— В банку, Лу?.. — с губ сорвался тихий смешок. — Где же ты найдёшь такую большую банку?
Он опять смеялся.
Огненный человек из его снов… нет… просто самый-самый важный человек в жизни упрямого мальчишки в соломенной шляпе смеялся над ним, держа глаза крепко зажмуренными, чтобы не выпустить сокрытую за теми жидкую соль — Луффи знал это.
Хотя бы на сей раз — знал.
— А вот и найду! Найду, понятно тебе?! И… и никуда ты не… не денешься… Эйс… Эйсу… не… денешься…
Морские горячие слёзы, не справившись и не сдержавшись, заструились по щекам, заползая в рот и за шиворот, отмечая прочерченным мокрым шовчиком плечи и волосы глупого-глупого человека-светляка.
Худющие руки стиснули чужую шею; мальчишка, громко всхлипнув и задавившись рвущимися из горла рыданиями, зарылся искажённым дождящим лицом в волнистые пряди на огненном затылке, прижимаясь к источнику спасительного тепла всем-всем-всем перепуганным существом…

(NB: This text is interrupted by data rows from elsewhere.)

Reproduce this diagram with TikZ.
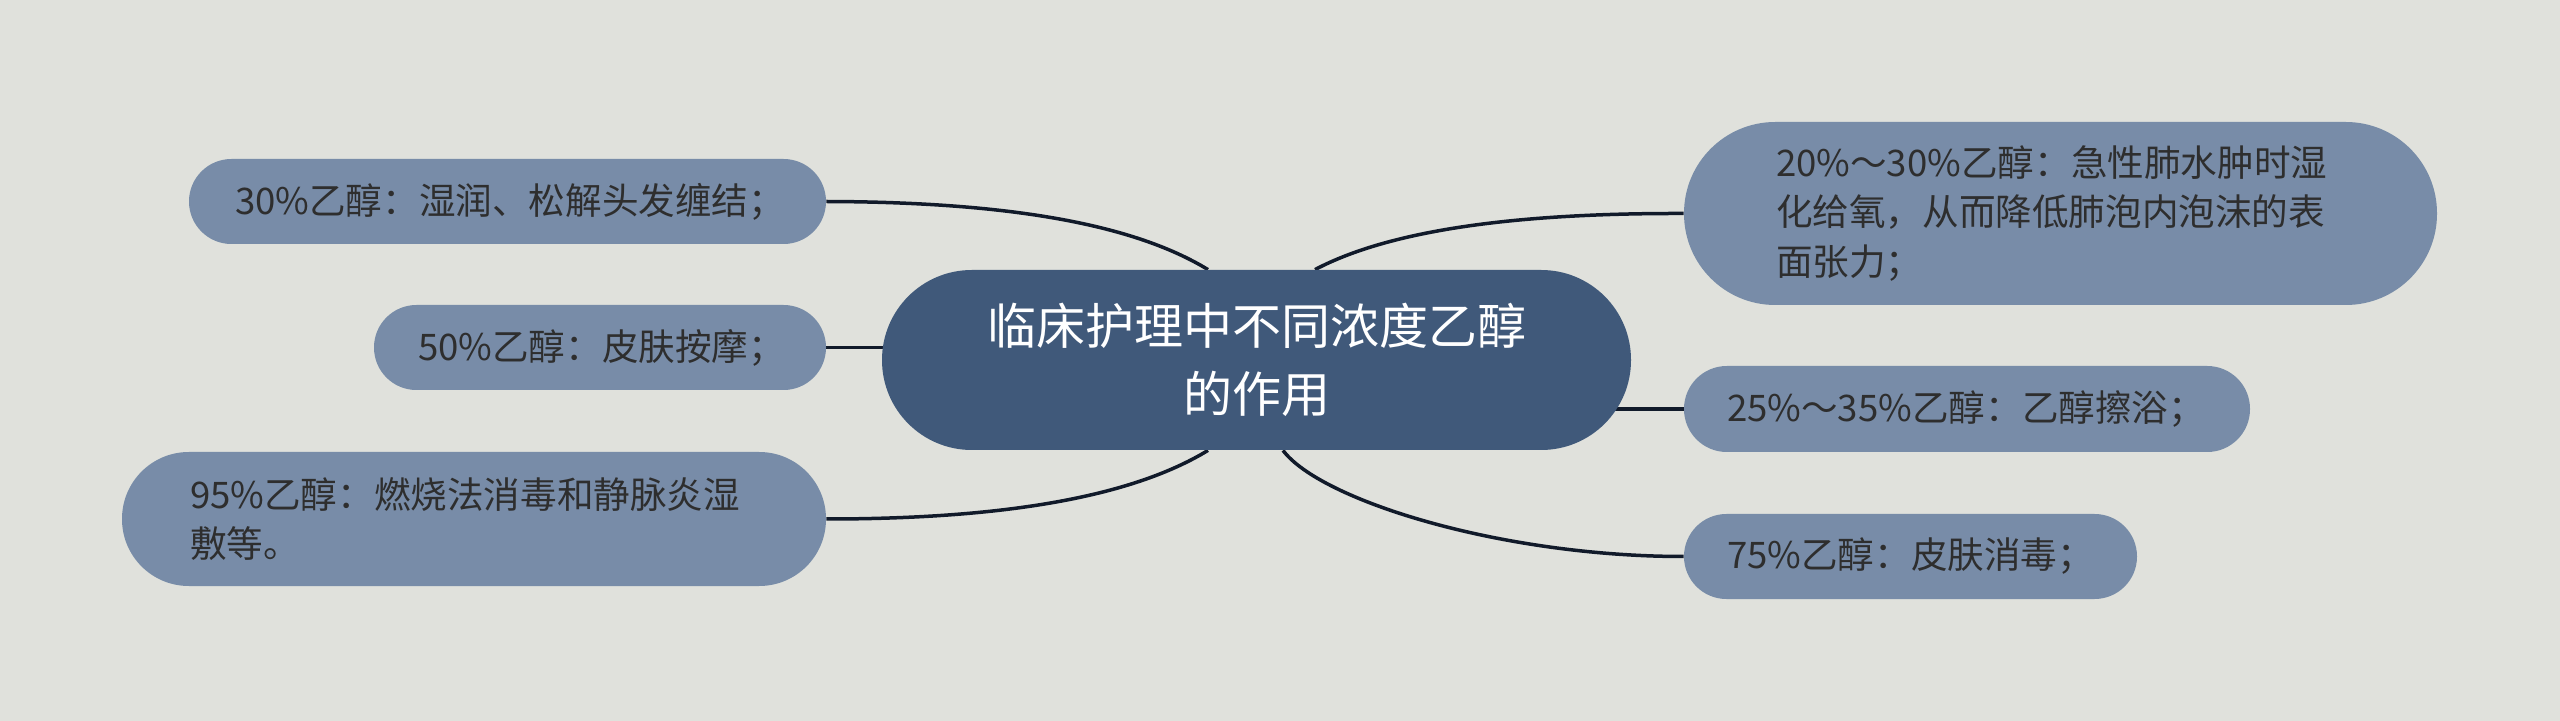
\documentclass[tikz,border=0pt]{standalone}
\usepackage{fontspec}
\setmainfont{Noto Sans CJK SC}
\usetikzlibrary{backgrounds}
\definecolor{bgc}{HTML}{E0E1DC}
\definecolor{leaffill}{HTML}{788CA8}
\definecolor{rootfill}{HTML}{40597A}
\definecolor{linec}{HTML}{111A2A}
\definecolor{leaftext}{HTML}{2E2E2E}
\tikzset{
  leaf/.style={fill=leaffill, text=leaftext, inner ysep=0pt, align=left,
    font=\fontsize{18.3pt}{24.75pt}\selectfont},
  rootbox/.style={fill=rootfill, text=white, inner sep=0pt, align=center,
    minimum width=374.5pt, minimum height=90pt, rounded corners=44.9pt,
    font=\fontsize{24.5pt}{34pt}\selectfont},
  conn/.style={draw=linec, line width=1.75pt}
}
\begin{document}
\begin{tikzpicture}[x=0.5pt,y=-0.5pt]
\useasboundingbox (0,0) rectangle (2560,721);
\node[rootbox] (c) at (1256.5,360) {临床护理中不同浓度乙醇\\的作用};
\node[leaf, minimum width=318.5pt, minimum height=42.5pt, rounded corners=21.2pt, inner xsep=23pt, text width=272.5pt] (l30) at (507.5,201.5) {30\%乙醇：湿润、松解头发缠结；};
\node[leaf, minimum width=226pt, minimum height=42.5pt, rounded corners=21.2pt, inner xsep=22pt, text width=182pt] (l50) at (600,347.5) {50\%乙醇：皮肤按摩；};
\node[leaf, minimum width=352pt, minimum height=67pt, rounded corners=33.4pt, inner xsep=34pt, text width=284pt] (l95) at (474,519) {95\%乙醇：燃烧法消毒和静脉炎湿\\敷等。};
\node[leaf, minimum width=376.5pt, minimum height=91.5pt, rounded corners=45.6pt, inner xsep=46pt, text width=284.5pt] (r20) at (2060.5,213.5) {20\%～30\%乙醇：急性肺水肿时湿\\化给氧，从而降低肺泡内泡沫的表\\面张力；};
\node[leaf, minimum width=283pt, minimum height=43pt, rounded corners=21.4pt, inner xsep=21.5pt, text width=240pt] (r25) at (1967,409) {25\%～35\%乙醇：乙醇擦浴；};
\node[leaf, minimum width=226.5pt, minimum height=42.5pt, rounded corners=21.2pt, inner xsep=21.5pt, text width=183.5pt] (r75) at (1910.5,556.5) {75\%乙醇：皮肤消毒；};
\begin{scope}[on background layer]
\fill[bgc] (0,0) rectangle (2560,721);
\draw[conn] (l30.east) .. controls (1000,202) and (1130,222) .. ([xshift=-24.25pt]c.north);
\draw[conn] (l95.east) .. controls (1000,519) and (1130,498) .. ([xshift=-24.25pt]c.south);
\draw[conn] ([xshift=29.25pt]c.north) .. controls (1390,230) and (1516,213) .. (r20.west);
\draw[conn] ([xshift=13.25pt]c.south) .. controls (1320,500) and (1500,556.5) .. (r75.west);
\draw[conn] (l50.east) -- ([xshift=10pt]l50.east -| c.west);
\draw[conn] ([xshift=-15pt]r25.west -| c.east) -- (r25.west);
\end{scope}
\end{tikzpicture}
\end{document}
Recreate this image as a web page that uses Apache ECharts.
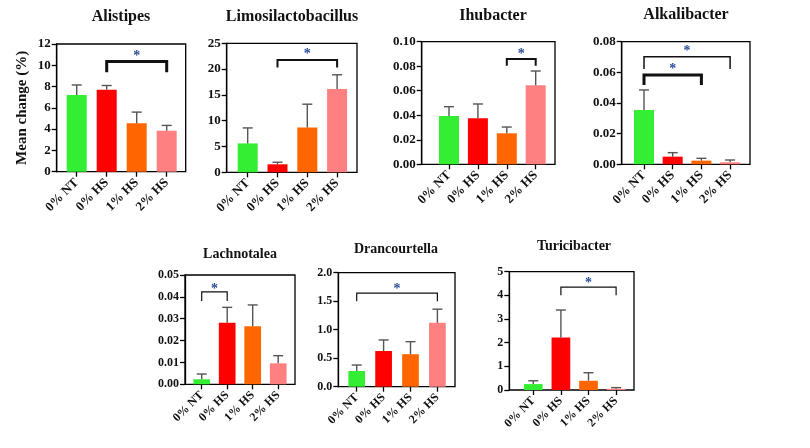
<!DOCTYPE html>
<html><head><meta charset="utf-8">
<script src="https://cdn.jsdelivr.net/npm/echarts@6/dist/echarts.min.js"></script>
<style>html,body{margin:0;padding:0;background:#fff}#c{width:810px;height:448px}</style>
</head><body><div id="c"></div><script>
// ---------- data ----------
const categories = ['0% NT', '0% HS', '1% HS', '2% HS'];
const barColors = ['#33ee33', '#ff0000', '#ff6600', '#ff8080'];

const alistipesMean = [7.2, 7.7, 4.55, 3.85];
const alistipesErr  = [8.15, 8.1, 5.6, 4.35];
const alistipesSig  = [[1, 3, 10.35, 9.35, 11.2]];

const limosiMean = [5.6, 1.55, 8.7, 16.15];
const limosiErr  = [8.6, 1.95, 13.2, 18.9];
const limosiSig  = [[1, 3, 21.75, 20.3, 23.7]];

const ihubMean = [0.0394, 0.0375, 0.0253, 0.0644];
const ihubErr  = [0.047, 0.0492, 0.0304, 0.0761];
const ihubSig  = [[2, 3, 0.0859, 0.0804, 0.093]];

const alkaMean = [0.0354, 0.005, 0.0024, 0.0013];
const alkaErr  = [0.0485, 0.0076, 0.0039, 0.0028];
const alkaSig  = [[0, 3, 0.0702, 0.0622, 0.0761], [0, 2, 0.0583, 0.0518, 0.0644]];

const lachMean = [0.0023, 0.0282, 0.0265, 0.0096];
const lachErr  = [0.0047, 0.0352, 0.0363, 0.0131];
const lachSig  = [[0, 1, 0.0423, 0.0381, 0.0454]];

const dranMean = [0.275, 0.626, 0.57, 1.12];
const dranErr  = [0.38, 0.82, 0.79, 1.36];
const dranSig  = [[0, 3, 1.64, 1.5, 1.78]];

const turiMean = [0.25, 2.22, 0.39, 0.05];
const turiErr  = [0.39, 3.38, 0.73, 0.1];
const turiSig  = [[1, 3, 4.35, 4.0, 4.67]];

// ---------- layout / style (not data) ----------
const SERIF = '"Liberation Serif", "DejaVu Serif", serif';
const panels = [
  {title:'Alistipes', mean:alistipesMean, err:alistipesErr, sig:alistipesSig, sigW:[3],
   max:12, interval:2, dec:0, frame:[56.7,44,185.7,171.7], first:76.7, step:30, barW:20, fs:13, xfs:13, tfs:16, tcx:121, ty:17, ylabel:true},
  {title:'Limosilactobacillus', mean:limosiMean, err:limosiErr, sig:limosiSig, sigW:[2],
   max:25, interval:5, dec:0, frame:[226.7,43.3,357,172.3], first:247.7, step:29.8, barW:20, fs:13, xfs:13, tfs:16, tcx:292, ty:17},
  {title:'Ihubacter', mean:ihubMean, err:ihubErr, sig:ihubSig, sigW:[2],
   max:0.10, interval:0.02, dec:2, frame:[421.7,41.7,555,164.3], first:449, step:28.9, barW:20, fs:13, xfs:13, tfs:16, tcx:493, ty:16},
  {title:'Alkalibacter', mean:alkaMean, err:alkaErr, sig:alkaSig, sigW:[1.5,3],
   max:0.08, interval:0.02, dec:2, frame:[621.7,41.7,750,164.3], first:644, step:28.7, barW:20, fs:13, xfs:13, tfs:16, tcx:686, ty:15},
  {title:'Lachnotalea', mean:lachMean, err:lachErr, sig:lachSig, sigW:[1.2],
   max:0.05, interval:0.01, dec:2, frame:[185,275,295,384.3], first:201.7, step:25.5, barW:16.7, fs:12, xfs:12, tfs:14, tcx:240, ty:254},
  {title:'Drancourtella', mean:dranMean, err:dranErr, sig:dranSig, sigW:[1.2],
   max:2, interval:0.5, dec:1, frame:[338.3,272.7,455,386.7], first:356.7, step:26.9, barW:16.7, fs:12, xfs:12, tfs:14, tcx:396, ty:249},
  {title:'Turicibacter', mean:turiMean, err:turiErr, sig:turiSig, sigW:[1.2],
   max:5, interval:1, dec:0, frame:[509.3,271.7,634,390], first:533.3, step:27.6, barW:18.7, fs:12, xfs:12, tfs:14, tcx:574, ty:246}
];

const grid = [], xAxis = [], yAxis = [], series = [], title = [];
panels.forEach((p, k) => {
  const [l, t, r, b] = p.frame;
  const fg = grid.length;
  grid.push({left:l, top:t, width:r-l, height:b-t, show:true, borderColor:'#000', borderWidth:1.3, backgroundColor:'transparent'});
  xAxis.push({gridIndex:fg, type:'value', show:false, min:0, max:1});
  yAxis.push({gridIndex:fg, type:'value', min:0, max:p.max, interval:p.interval,
    axisLine:{show:true, lineStyle:{color:'#000', width:1.3}},
    axisTick:{show:true, length:5, lineStyle:{color:'#000', width:1.3}},
    splitLine:{show:false},
    axisLabel:{color:'#111', fontFamily:SERIF, fontWeight:'bold', fontSize:p.fs, margin:6,
      formatter: v => v.toFixed(p.dec)},
    name: p.ylabel ? 'Mean change (%)' : '', nameLocation:'middle', nameGap:27,
    nameTextStyle:{color:'#111', fontFamily:SERIF, fontWeight:'bold', fontSize:15}
  });
  const dg = grid.length;
  const dl = p.first - p.step/2;
  grid.push({left:dl, top:t, width:p.step*4, height:b-t});
  const xi = xAxis.length;
  xAxis.push({gridIndex:dg, type:'category', data:categories,
    axisLine:{show:false},
    axisTick:{show:true, alignWithLabel:true, length:5, lineStyle:{color:'#000', width:1.3}},
    axisLabel:{interval:0, rotate:45, color:'#111', fontFamily:SERIF, fontWeight:'bold', fontSize:p.xfs, margin:9}
  });
  const yi = yAxis.length;
  yAxis.push({gridIndex:dg, type:'value', min:0, max:p.max, show:false});
  series.push({type:'bar', xAxisIndex:xi, yAxisIndex:yi, barWidth:p.barW, z:2,
    data: p.mean.map((v,i) => ({value:v, itemStyle:{color:barColors[i]}}))});
  series.push({type:'custom', xAxisIndex:xi, yAxisIndex:yi, z:3, clip:false,
    encode:{x:0, y:[1,2]},
    data: p.mean.map((v,i) => [i, p.err[i], v]),
    renderItem:(params, api) => {
      const i = api.value(0);
      const top = api.coord([i, api.value(1)]);
      const bot = api.coord([i, api.value(2)]);
      const st = {stroke:'#555', lineWidth:1.4};
      return {type:'group', children:[
        {type:'line', shape:{x1:top[0], y1:bot[1], x2:top[0], y2:top[1]}, style:st},
        {type:'line', shape:{x1:top[0]-5, y1:top[1], x2:top[0]+5, y2:top[1]}, style:st}
      ]};
    }});
  series.push({type:'custom', xAxisIndex:xi, yAxisIndex:yi, z:4, clip:false,
    encode:{x:[0,1], y:[2,3,4]},
    data: p.sig.map((s, j) => s.concat([p.sigW[j]])),
    renderItem:(params, api) => {
      const a = api.value(0), c = api.value(1);
      const A = api.coord([a, api.value(2)]), At = api.coord([a, api.value(3)]);
      const C = api.coord([c, api.value(2)]), Ct = api.coord([c, api.value(3)]);
      const S = api.coord([(a + c) / 2, api.value(4)]);
      return {type:'group', children:[
        {type:'polyline', shape:{points:[At, A, C, Ct]}, style:{stroke:'#111', lineWidth:api.value(5), fill:null}},
        {type:'text', x:(A[0]+C[0])/2, y:S[1]+4, style:{text:'*', fill:'#2a4c9a', font:'bold 14px ' + SERIF, align:'center', verticalAlign:'middle'}}
      ]};
    }});
  title.push({text:p.title, left:p.tcx, top:p.ty, textAlign:'center', textVerticalAlign:'middle', padding:0,
    textStyle:{color:'#111', fontFamily:SERIF, fontWeight:'bold', fontSize:p.tfs}});
});

const chart = echarts.init(document.getElementById('c'), null, {renderer:'canvas'});
chart.setOption({animation:false, backgroundColor:'#fff', title, grid, xAxis, yAxis, series});
</script></body></html>
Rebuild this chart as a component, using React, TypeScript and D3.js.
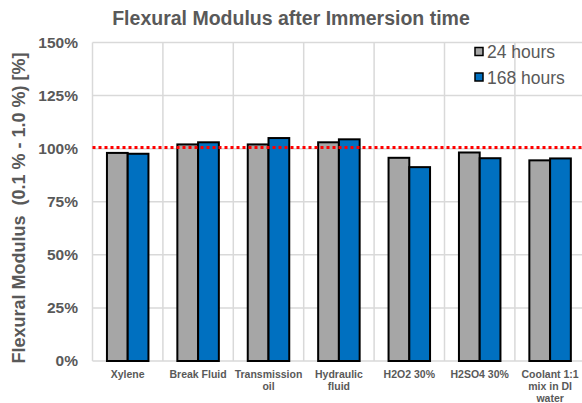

А светлячок, его волшебный человек-светлячок, глотая и не выпуская соль собственную, продолжал, всё крепче и крепче сжимая пальцы, болезненно и надрывно улыбаться.
????
Редкие жёлтые квадратики обжитых окошек вспыхивали там и здесь беспорядочно вертящейся каруселью. Изредка подавали голос просыпающиеся собаки, спугивая забравшуюся на чужую территорию нахальную кошку. Разбросанные в низовье клёны шумели посыревшей пышной листвой, а в ветках единственной на округу яблони распевал причудливые трели одинокий певец-соловей.
Луффи чувствовал, как чужие руки мягко подхватывают его, куда-то несут, опускают, должно быть, на землю. Кожу приятно обласкала принимающая влажная трава, щекоча каждую клеточку, впитываясь в майку и шорты зябкими капельками-лужицами.
Он должен был очнуться, прийти в себя, открыть глаза, увидеть, удержать, успеть…
Должен был, должен был, должен был…!
Но отчего-то…
Не мог.
Получалось лишь чувствовать, как тёплые грустные губы касаются ласковым поцелуем лба, а пальцы аккуратно убирают с глаз сбившуюся чёлку.
— Эйсу… Эйсу… по… стой…
— Тебе не нужно больше приходить, Лу. Ни ко мне, ни туда — слышишь…? Один день — это всё, что у нас с тобой было…
Внутреннюю сторону век обдало внезапной болезненной вспышкой — такой, будто кто-то резко включил посреди темноты невыносимо-яркий подлампочный свет…
А затем всё так же резко закончилось, растворилось, исчезло в поднявшемся, набежавшем откуда-то зыбком не-летнем ветре.
— Эйсу… Эйс… нет… нет, Эйсу… что ты такое…
— Тш-ш-ш… Спи. Спи, маленький братишка…
— Эй… су… Эй… не…
Если бы он только мог пошевелиться, если бы только мог заставить себя проснуться, подняться, хотя бы вскинуть руку и попытаться схватить…
Но предательское тело, печально качая бестелесной головой, не слушалось, покорно погружаясь в нашёптанный волшебным светлячком нечестный заколдованный сон.
========== Часть 4. Лесной тропой ==========
Первым, что увидел очнувшийся Луффи — было лицо его деда.
В бледно-жёлтом свечении, расползающемся по комнате от пары зажжённых стеклянных фонариков, лицо Гарпа впервые представилось мальчишке настолько старым: выбеленные кустистые брови, подрагивающая линия поджатых губ, проеденная сединой бородка, вздымающиеся крылья ноздрей, тревожно втягивающих сырой ночнистый воздух. В уголках серых глаз, обтянутых гармошками дряблых морщинок, затаился самый настоящий, самый живой страх.